The theoretical singlemindedness made us desperate when it came to job prospects but very snub and egoistic otherwise. That is how most of us ended up being highbrow, jargon spewing, forever debating, generally smart guys without a job. Hand a cave man a razor and the first thought he will have is changing the world with his newly acquired power. It takes a long time to realise that all it is meant to do is help him shave.
Personally speaking, as much as I learnt in the classes, the Ratan Tata library taught me slightly, ever so marginally, more. It is the best social sciences library in the country and it got a govt funding to the tune of 7 crores in 2011. It is a lot altered now. This, below, used to be the main entrance, now it is a forgotten side door. I am sure, for many, this is all of the library that they may have seen. In the belly of this library, my morning resolves crashed against the afternoon snooze. This is where doze defeated Durkheim, day after day.
Given that the effects of metabolism were universal, sleepy afternoons provided the perfect opportunity to lean over to the nearest girl and ask her out for tea. You would guess that we, the fervent intellectuals, will prefer coffee. We didn’t. Almost all of us preferred the lemon tea at JP tea stall. One sip of it was enough to get those frozen durkheims and webers flowing again.
The sociology department didn’t have a huge lawn. Economics had a big one and geography had none. The theoretical inclination of a department was clearly indicated by how completely its students embraced the grass.
In this regard, the sociology department was a clear winner, so much so that quite a few of our classes were held in the lawns. But hasn’t wisdom always been associated with trees?
Wisdom has also been associated with the name Rabi Ray. He is the pater to my alma mater, the gyaani in the age of professors and lecturers. He is (was, by the time you read it) due for retirement on the last day of August 2013. An end of an era, just like that. He plans to focus on his literary projects after retirement. I pray the world gets to see those gems, soon enough.
Suddenly, there is not anything left in that campus to get back to. For me, it will never be the same place again. I am sure the course work will get done as efficiently as ever, but the future generation will know what made the place such a legend. Or, may be, they will find their own icons.

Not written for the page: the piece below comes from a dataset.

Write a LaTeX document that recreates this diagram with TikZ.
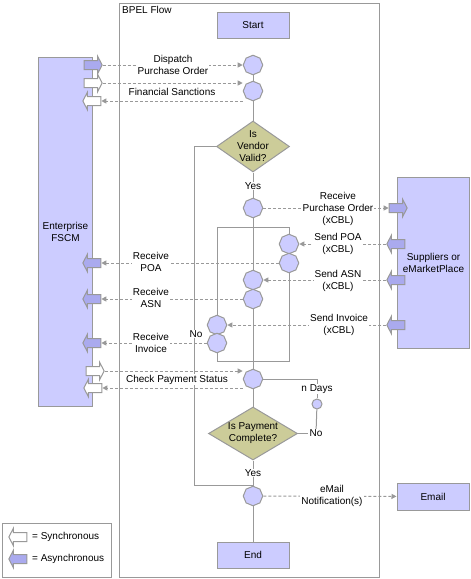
\documentclass[tikz,border=0pt]{standalone}
\usepackage{fontspec}
\setmainfont{Liberation Sans}
\usetikzlibrary{shapes.geometric,shapes.arrows,arrows.meta}

\begin{document}
\begin{tikzpicture}[x=1pt,y=1pt,yscale=-1,
    every node/.style={font=\fontsize{10}{12}\selectfont},
    panel/.style={draw={rgb, 255:red, 153; green, 153; blue, 153 }, fill={rgb, 255:red, 204; green, 204; blue, 255 }, line width=1, inner sep=0, align=center},
    stepnode/.style={regular polygon, regular polygon sides=8, regular polygon rotate=22.5, draw={rgb, 255:red, 153; green, 153; blue, 153 }, fill={rgb, 255:red, 204; green, 204; blue, 255 }, line width=1, minimum size=19.5, inner sep=0},
    decision/.style={diamond, draw={rgb, 255:red, 153; green, 153; blue, 153 }, fill={rgb, 255:red, 204; green, 204; blue, 153 }, line width=1, inner sep=0},
    txt/.style={align=center, inner sep=1},
    lbl/.style={align=center, inner sep=1, fill=white},
    flow/.style={draw={rgb, 255:red, 153; green, 153; blue, 153 }, line width=1},
    msg/.style={draw={rgb, 255:red, 153; green, 153; blue, 153 }, line width=1, dash pattern=on 3pt off 2pt, -{Triangle[length=5pt,width=5pt]}},
    port/.style={single arrow, draw={rgb, 255:red, 153; green, 153; blue, 153 }, line width=1, inner xsep=0, inner ysep=4, single arrow head extend=4, single arrow tip angle=125, minimum height=18},
    async/.style={port, fill={rgb, 255:red, 170; green, 170; blue, 238 }},
    sync/.style={port, fill=white},
    toleft/.style={shape border rotate=180}
]
    \useasboundingbox (0,0) rectangle (471,579);

    %Shape: BPEL frame
    \node[draw={rgb, 255:red, 153; green, 153; blue, 153 }, line width=1, inner sep=0, minimum width=260, minimum height=574, anchor=north west] (bpel) at (119,3) {};
    \node[anchor=west, inner sep=0] (bpelTitle) at (122,10) {BPEL Flow};

    %Shape: partners
    \node[panel, minimum width=54, minimum height=349, anchor=north west] (fscm) at (38,57) {Enterprise\\FSCM};
    \node[panel, minimum width=72, minimum height=171, anchor=north west] (supp) at (397,177) {Suppliers or\\eMarketPlace};
    \node[panel, minimum width=72, minimum height=27] (email) at (433,496.5) {Email};

    %Shape: parallel block
    \coordinate (forkTL) at (217,227);
    \coordinate (joinBR) at (289,361);
    \draw[flow] (forkTL) rectangle (joinBR);

    %Shape: activities
    \node[panel, minimum width=72, minimum height=26] (startbox) at (253,25) {Start};
    \node[stepnode] (dispatch) at (253,65) {};
    \node[stepnode] (sanction) at (253,91) {};
    \node[decision, minimum width=73, minimum height=51] (vendor) at (253,146.5) {};
    \node[stepnode] (recvPO) at (253,208) {};
    \node[stepnode] (poaIn) at (289,244) {};
    \node[stepnode] (poaOut) at (289,263) {};
    \node[stepnode] (asnIn) at (253,280) {};
    \node[stepnode] (asnOut) at (253,299) {};
    \node[stepnode] (invIn) at (217,325) {};
    \node[stepnode] (invOut) at (217,343) {};
    \node[stepnode] (pay) at (253,379) {};
    \node[stepnode, minimum size=10] (wait) at (317,404) {};
    \node[decision, minimum width=89, minimum height=53] (complete) at (253,433.5) {};
    \node[stepnode] (notify) at (253,496) {};
    \node[panel, minimum width=72, minimum height=26] (endbox) at (253,555) {End};

    % Text Node
    \node[txt] (vendorText) at (vendor) {Is\\Vendor\\Valid?};
    % Text Node
    \node[txt] (completeText) at (complete) {Is Payment\\Complete?};
    % Text Node
    \node[txt] (noPay) at (316,433.5) {No};

    %Straight Lines: process flow
    \draw[flow] (dispatch) -- (sanction);
    \draw[flow] (sanction) -- (vendor);
    \draw[flow] (vendor) -- (recvPO);
    \draw[flow] (recvPO) -- (asnIn);
    \draw[flow] (asnOut) -- (pay);
    \draw[flow] (pay) -- (complete);
    \draw[flow] (complete) -- (notify);
    \draw[flow] (notify) -- (endbox);
    \draw[flow] (vendor.west) -- ++(-22,0) |- (notify.north);
    \draw[flow] (pay.east) -| (wait.north);
    \draw[flow] (wait) -- (noPay);
    \draw[flow] (complete.east) -- (noPay.west);

    %Shape: ports
    \node[async] (dpo) at (92,65) {};
    \node[sync] (fsReq) at (92,83) {};
    \node[sync, toleft] (fsRes) at (93,101) {};
    \node[async, toleft] (rpoa) at (93,263) {};
    \node[async, toleft] (rasn) at (93,299) {};
    \node[async, toleft] (rinv) at (93,343) {};
    \node[sync] (cpReq) at (94,371) {};
    \node[sync, toleft] (cpRes) at (94,388) {};
    \node[async] (rpo) at (397,208) {};
    \node[async, toleft] (spoa) at (397,244) {};
    \node[async, toleft] (sasn) at (397,280) {};
    \node[async, toleft] (sinv) at (397,325) {};

    %Straight Lines: messages
    \draw[msg] (dpo.tip) -- (dispatch);
    \draw[msg] (fsReq.tip) -- (fsReq.tip -| sanction.west);
    \draw[msg] (fsRes -| sanction.west) -- (fsRes.tail);
    \draw[msg] (recvPO) -- (rpo.tail);
    \draw[msg] (spoa.tip) -- (poaIn);
    \draw[msg] (sasn.tip) -- (asnIn);
    \draw[msg] (sinv.tip) -- (invIn);
    \draw[msg] (poaOut) -- (rpoa.tail);
    \draw[msg] (asnOut) -- (rasn.tail);
    \draw[msg] (invOut) -- (rinv.tail);
    \draw[msg] (cpReq.tip) -- (cpReq.tip -| pay.west);
    \draw[msg] (cpRes -| pay.west) -- (cpRes.tail);
    \draw[msg] (notify) -- (email);

    % Text Node
    \node[lbl] (dpoLbl) at (173,65) {Dispatch\\Purchase Order};
    \node[txt] (fsLbl) at (172,92) {Financial Sanctions};
    \node[lbl] (rpoLbl) at (338,209) {Receive\\Purchase Order\\(xCBL)};
    \node[lbl] (spoaLbl) at (338,244) {Send POA\\(xCBL)};
    \node[lbl] (sasnLbl) at (338,280.5) {Send ASN\\(xCBL)};
    \node[lbl] (sinvLbl) at (339,325) {Send Invoice\\(xCBL)};
    \node[lbl] (rpoaLbl) at (151,262) {Receive\\POA};
    \node[lbl] (rasnLbl) at (151,298) {Receive\\ASN};
    \node[lbl] (rinvLbl) at (151,343) {Receive\\Invoice};
    \node[lbl] (cpLbl) at (177,379.5) {Check Payment Status};
    \node[lbl] (yesVendor) at (253,186) {Yes};
    \node[lbl] (noVendor) at (196,334) {No};
    \node[lbl] (nDays) at (317,389) {n Days};
    \node[lbl] (yesPay) at (253,473) {Yes};
    \node[lbl] (mailLbl) at (332,496) {eMail\\Notification(s)};

    %Shape: legend
    \node[draw={rgb, 255:red, 153; green, 153; blue, 153 }, line width=1, inner sep=0, minimum width=109, minimum height=54, anchor=north west] (legend) at (2,523) {};
    \node[sync, toleft] (legSync) at (19,537) {};
    \node[async, toleft] (legAsync) at (19,559) {};
    \node[anchor=west, inner sep=0] (legSyncText) at (32,537) {= Synchronous};
    \node[anchor=west, inner sep=0] (legAsyncText) at (32,559) {= Asynchronous};

\end{tikzpicture}
\end{document}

Some will say so long as mutton dosa and jelly is being served at Anna’s, there will be two good reasons to go back. It looks a lot different from the outside, but inside, it is same as ever. They have not replaced a single broken chair nor have they kept glasses next to the water filter. The spoons are still the lightest and flattest one in existence, you may still find a crack in your ceramic coffee cup. And, it is still served with a saucer.
They say, more the things change, more they remain the same. As sad as that will be our nation’s politics, I will wish it for my D’ School. Delhi School of Economics and the bantawallah and the bhelpuri wallah – may your contents never be diluted.